Mi amiga de la universidad me sugirió que buscara esos nombres en internet, pero realmente no tengo ánimos para revisar nada de este pasado. De hecho nunca supe la gravedad de esas cosas hasta ahora. Creo que era la primera vez que se lo contaba a alguien. Si estuviéramos en Cuba tal vez no lo hubiera narrado. Cuando uno emigra es que verdaderamente toma distancia de los episodios de su vida; sucede al emigrar o cuando uno llega a la senectud. La verdad es que la conversación con Silvia fue como si me confesara ante un cura, cosa que nunca he hecho en mi existencia. Estábamos por supuesto a rostro destapado, sin celosía mediante que nos obligara a un diálogo impersonal; tanto mi madre como la de ella habían fallecido en la isla –producto de la misma enfermedad- y nos embargaba un ánimo solidario capaz de destapar cientos de miles de cajas de Pandora.

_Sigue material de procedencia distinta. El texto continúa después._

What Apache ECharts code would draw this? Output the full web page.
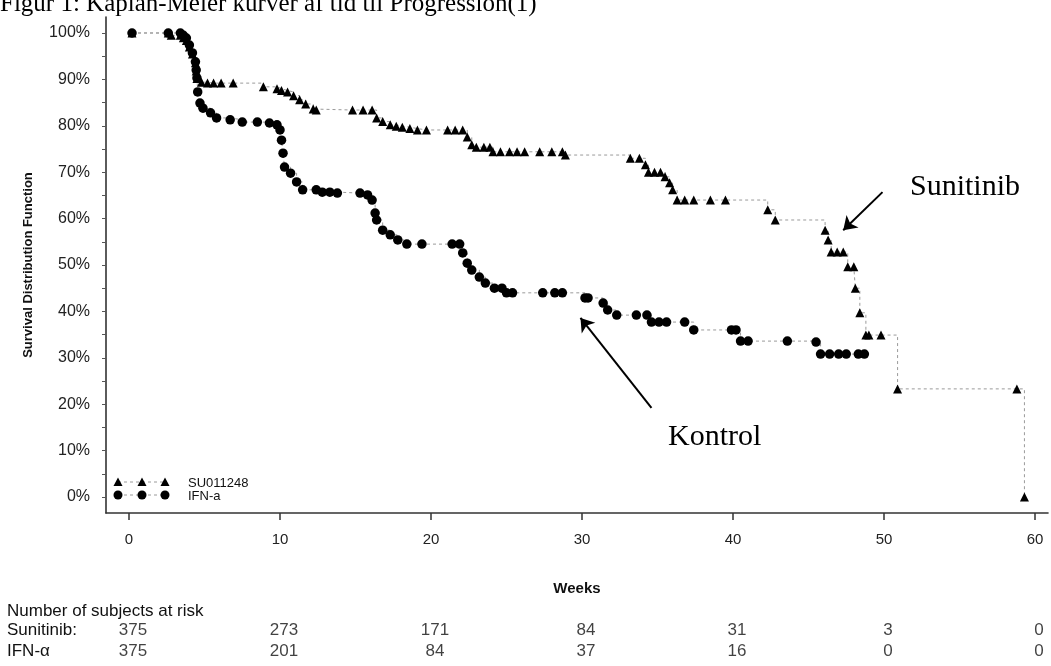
<!DOCTYPE html>
<html><head><meta charset="utf-8">
<script src="https://cdn.jsdelivr.net/npm/echarts@6/dist/echarts.min.js"></script>
<style>html,body{margin:0;padding:0;background:#fff}#c{width:1051px;height:666px}</style>
</head><body><div id="c"></div>
<script>
// ---- data ----
const sunWeeks = [0.2,2.6,2.8,3.4,3.6,3.8,4.0,4.2,4.4,4.45,4.5,4.8,5.2,5.6,6.1,6.9,8.9,9.8,10.1,10.5,10.9,11.3,11.7,12.2,12.4,14.8,15.5,16.1,16.4,16.8,17.3,17.7,18.1,18.6,19.1,19.7,21.1,21.6,22.1,22.4,22.7,23.0,23.5,23.9,24.1,24.6,25.2,25.7,26.2,27.2,28.0,28.7,28.9,33.2,33.8,34.2,34.4,34.8,35.2,35.5,35.8,36.0,36.3,36.8,37.4,38.5,39.5,42.3,42.8,46.1,46.3,46.5,46.9,47.3,47.6,48.0,48.1,48.4,48.8,49.0,49.8,50.9,58.8,59.3];
const sunSurv = [100,100,99.5,99.5,99,98.4,97,95.5,93.6,91.8,90.2,89.4,89.2,89.2,89.2,89.2,88.4,88,87.6,87.3,86.5,85.6,84.7,83.6,83.4,83.4,83.4,83.4,81.7,80.9,80.2,79.9,79.7,79.4,79.1,79.1,79.1,79.1,79.1,77.6,75.9,75.4,75.4,75.4,74.4,74.4,74.4,74.4,74.4,74.4,74.4,74.4,73.7,73.0,73.0,71.6,70.0,70.0,70.0,69.0,67.7,66.2,64.0,64.0,64.0,64.0,64.0,61.9,59.7,57.5,55.4,52.8,52.8,52.8,49.6,49.6,45.0,39.7,34.9,34.9,34.9,23.3,23.3,0];
const ifnWeeks = [0.2,2.6,3.4,3.6,3.8,4.0,4.2,4.4,4.45,4.5,4.55,4.7,4.9,5.4,5.8,6.7,7.5,8.5,9.3,9.8,10.0,10.1,10.2,10.3,10.7,11.1,11.5,12.4,12.8,13.3,13.8,15.3,15.8,16.1,16.3,16.4,16.8,17.3,17.8,18.4,19.4,21.4,21.9,22.1,22.4,22.7,23.2,23.6,24.2,24.7,25.0,25.4,27.4,28.2,28.7,30.2,30.4,31.4,31.7,32.3,33.6,34.3,34.6,35.1,35.6,36.8,37.4,39.9,40.2,40.5,41.0,43.6,45.5,45.8,46.4,47.0,47.5,48.3,48.7];
const ifnSurv = [100,100,100,99.5,98.9,97.4,95.7,93.8,92,90.3,87.3,84.9,83.8,82.8,81.7,81.3,80.8,80.8,80.6,80.2,79.1,76.9,74.1,71.1,69.8,67.9,66.2,66.2,65.7,65.7,65.5,65.5,65.1,64,61.2,59.7,57.5,56.5,55.4,54.5,54.5,54.5,54.5,52.6,50.4,48.9,47.4,46.1,45,45,44,44,44,44,44,42.9,42.9,41.8,40.3,39.2,39.2,39.2,37.7,37.7,37.7,37.7,36,36,36,33.6,33.6,33.6,33.4,30.8,30.8,30.8,30.8,30.8,30.8];
const seriesNames = ['SU011248', 'IFN-a'];
const xTicks = [0,10,20,30,40,50,60];
const yTicks = [0,10,20,30,40,50,60,70,80,90,100];
const yMinorTicks = [5,15,25,35,45,55,65,75,85,95];
const riskWeeks = [0,10,20,30,40,50,60];
const riskRows = ['Sunitinib:', 'IFN-\u03b1'];
const riskSun = [375,273,171,84,31,3,0];
const riskIfn = [375,201,84,37,16,0,0];
const sunArrow = [[49.9,65.7],[47.3,57.5]];
const konArrow = [[34.6,19.2],[29.9,38.6]];

const ARIAL = '"Liberation Sans", Arial, Helvetica, sans-serif';
const SERIF = '"Liberation Serif", "Times New Roman", serif';

const zip = (a, b) => a.map((v, i) => [v, b[i]]);
const lineStyle = { color: '#9a9a9a', width: 1, type: [3, 3] };

function arrowLine(pts) {
  return {
    silent: true, symbol: ['none', 'arrow'], symbolSize: 13, animation: false,
    label: { show: false },
    lineStyle: { color: '#000', width: 2, type: 'solid' },
    emphasis: { disabled: true },
    data: [[{ coord: pts[0] }, { coord: pts[1] }]]
  };
}

const chart = echarts.init(document.getElementById('c'), null, { renderer: 'canvas' });

const legendG = [];
[118, 142, 165].forEach(x => {
  legendG.push({ type: 'polygon', z: 100, shape: { points: [[x, 477.5], [x - 4.5, 486], [x + 4.5, 486]] }, style: { fill: '#000' } });
  legendG.push({ type: 'circle', z: 100, shape: { cx: x, cy: 495, r: 4.5 }, style: { fill: '#000' } });
});
legendG.push({ type: 'line', z: 99, shape: { x1: 118, y1: 482, x2: 165, y2: 482 }, style: { stroke: '#9a9a9a', lineWidth: 1, lineDash: [3, 3] } });
legendG.push({ type: 'line', z: 99, shape: { x1: 118, y1: 495, x2: 165, y2: 495 }, style: { stroke: '#9a9a9a', lineWidth: 1, lineDash: [3, 3] } });
legendG.push({ type: 'text', z: 100, x: 188, y: 483, style: { text: seriesNames[0], font: '13px ' + ARIAL, fill: '#111', verticalAlign: 'middle' } });
legendG.push({ type: 'text', z: 100, x: 188, y: 496, style: { text: seriesNames[1], font: '13px ' + ARIAL, fill: '#111', verticalAlign: 'middle' } });

const option = {
  animation: false,
  backgroundColor: '#fff',
  grid: [
    { left: 106, right: 3, top: 17, bottom: 153 },
    { left: 129, right: 16, top: 620, height: 42 }
  ],
  xAxis: [
    {
      gridIndex: 0, type: 'value', min: -1.523, max: 60.861,
      axisLine: { show: true, onZero: false, lineStyle: { color: '#333', width: 1.6 } },
      axisTick: { show: true, customValues: xTicks, length: 7, lineStyle: { color: '#333', width: 1.5 } },
      axisLabel: { customValues: xTicks, margin: 19, fontFamily: ARIAL, fontSize: 15, color: '#222' },
      splitLine: { show: false },
      name: 'Weeks', nameLocation: 'middle', nameGap: 68,
      nameTextStyle: { fontFamily: ARIAL, fontSize: 15, fontWeight: 'bold', color: '#111' }
    },
    { gridIndex: 1, type: 'value', min: 0, max: 60, show: false }
  ],
  yAxis: [
    {
      gridIndex: 0, type: 'value', min: -3.448, max: 103.448,
      axisLine: { show: true, onZero: false, lineStyle: { color: '#333', width: 1.6 } },
      axisTick: { show: true, customValues: yTicks.concat(yMinorTicks), length: 4, lineStyle: { color: '#555' } },
      axisLabel: { customValues: yTicks, margin: 16, formatter: '{value}%', fontFamily: ARIAL, fontSize: 16, color: '#222' },
      splitLine: { show: false },
      name: 'Survival Distribution Function', nameLocation: 'middle', nameRotate: 90, nameGap: 71,
      nameTextStyle: { fontFamily: ARIAL, fontSize: 13, fontWeight: 'bold', color: '#111' }
    },
    {
      gridIndex: 1, type: 'category', data: riskRows, inverse: true,
      axisLine: { show: false }, axisTick: { show: false }, splitLine: { show: false },
      axisLabel: { interval: 0, align: 'left', margin: 122, fontFamily: ARIAL, fontSize: 17, color: '#111' }
    }
  ],
  series: [
    {
      name: seriesNames[0], type: 'line', step: 'end', xAxisIndex: 0, yAxisIndex: 0,
      data: zip(sunWeeks, sunSurv), symbol: 'triangle', symbolSize: 9, showSymbol: true,
      itemStyle: { color: '#000' }, lineStyle: lineStyle, z: 3,
      markLine: arrowLine(sunArrow)
    },
    {
      name: seriesNames[1], type: 'line', step: 'end', xAxisIndex: 0, yAxisIndex: 0,
      data: zip(ifnWeeks, ifnSurv), symbol: 'circle', symbolSize: 9.5, showSymbol: true,
      itemStyle: { color: '#000' }, lineStyle: lineStyle, z: 3,
      markLine: arrowLine(konArrow)
    },
    {
      type: 'scatter', xAxisIndex: 1, yAxisIndex: 1, silent: true,
      symbolSize: 1, itemStyle: { color: 'rgba(0,0,0,0)' },
      data: riskWeeks.map((w, i) => [w, riskRows[0], riskSun[i]])
        .concat(riskWeeks.map((w, i) => [w, riskRows[1], riskIfn[i]])),
      label: { show: true, position: 'inside', offset: [4, 0], formatter: p => String(p.value[2]),
        fontFamily: ARIAL, fontSize: 17, color: '#111' }
    }
  ],
  graphic: [
    { type: 'text', x: 0, y: 4.6, style: { text: 'Figur 1: Kaplan-Meier kurver af tid til Progression(1)', font: '25px ' + SERIF, fill: '#000', verticalAlign: 'middle' } },
    { type: 'text', x: 910, y: 187, style: { text: 'Sunitinib', font: '30px ' + SERIF, fill: '#000', verticalAlign: 'middle' } },
    { type: 'text', x: 668, y: 437, style: { text: 'Kontrol', font: '30px ' + SERIF, fill: '#000', verticalAlign: 'middle' } },
    { type: 'text', x: 7, y: 611, style: { text: 'Number of subjects at risk', font: '17px ' + ARIAL, fill: '#111', verticalAlign: 'middle' } }
  ].concat(legendG)
};
chart.setOption(option);
</script>
</body></html>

Es cierto –me lo ha recordado ella misma en los mails enviados a su regreso a Malmö-: Tomábamos el ron añejo a palo seco, un Barceló que compró para mí en una tienda de chinos. Nos supo a gloria aquella bebida conocida que ahora valía para remarcar la distancia y comprobar que el presente ha sido cierto, benéfico, absolutamente nuestro. Es la mejor ventaja que tenemos al marcharnos de un régimen totalitario, que uno por fin es uno mismo. Pero antes de irnos no nos dábamos cuenta.
-Y es una suerte que estemos aquí, reunidos por voluntad propia, recordando a nuestros amigos-apuntó mi invitada con su insistencia de agradecer las cosas buenas de la vida.
Cuando subimos al Tibidabo, al menos yo, recordé nuestra conversación en la terraza. Subimos en el coche con mi mujer y a Silvia se le quería detener el corazón. Las alturas son como un látigo en su espalda pero ella aguanta si cree que vale la pena. No cierra los ojos, sino más bien disimula hablando sin parar acercándose a otros cuerpos, buscando esa seguridad que su naturaleza le intenta arrebatar, buscándola en el contacto humano. Llegamos hasta lo más alto donde se puede ascender en esa montaña, hasta los pies del Cristo que está sobre la ciudad con sus ojos omniscientes. Es el poder de la Iglesia –como en Río de Janeiro, como en París, como en La Habana- colocado en un gran observatorio para, dice la institución, salvaguardarnos de los desastres naturales. Pero al margen de esta gran ilusión religiosa, está el hecho en sí mismo que es la construcción del monumento.
Se lo había advertido a Silvia, que llegaríamos hasta lo más alto de la ciudad y desde allí tendría a Barcelona a sus pies, compartida, eso sí. El dominio desde las alturas y el aire fresco que soplaba nos envolvieron en momentos de recogimiento y silencio. Yo pensé en el valor de Silvia luchando contra el vértigo, en lo que debía sentir ella en esos instantes, teniendo a uno de sus destinos soñados en un puño. Aproveché que estaba en la cima de un templo expiatorio y perdoné a mis verdugos de la época escolar. Todo en silencio, hasta ahora.

(Continuará…)

Foto del autor
El Tibidabo es uno de los puntos más altos de la ciudad. Se puede acceder fácilmente, tanto en automóvil como en transporte público. Es, al mismo tiempo, parque de atracciones y lugar de recogimiento. Allí está instalado el templo del Sagrado Corazón de Jesús, curiosamente en el mismo emplazamiento donde se pretendía construir un gran casino a principios del siglo XX.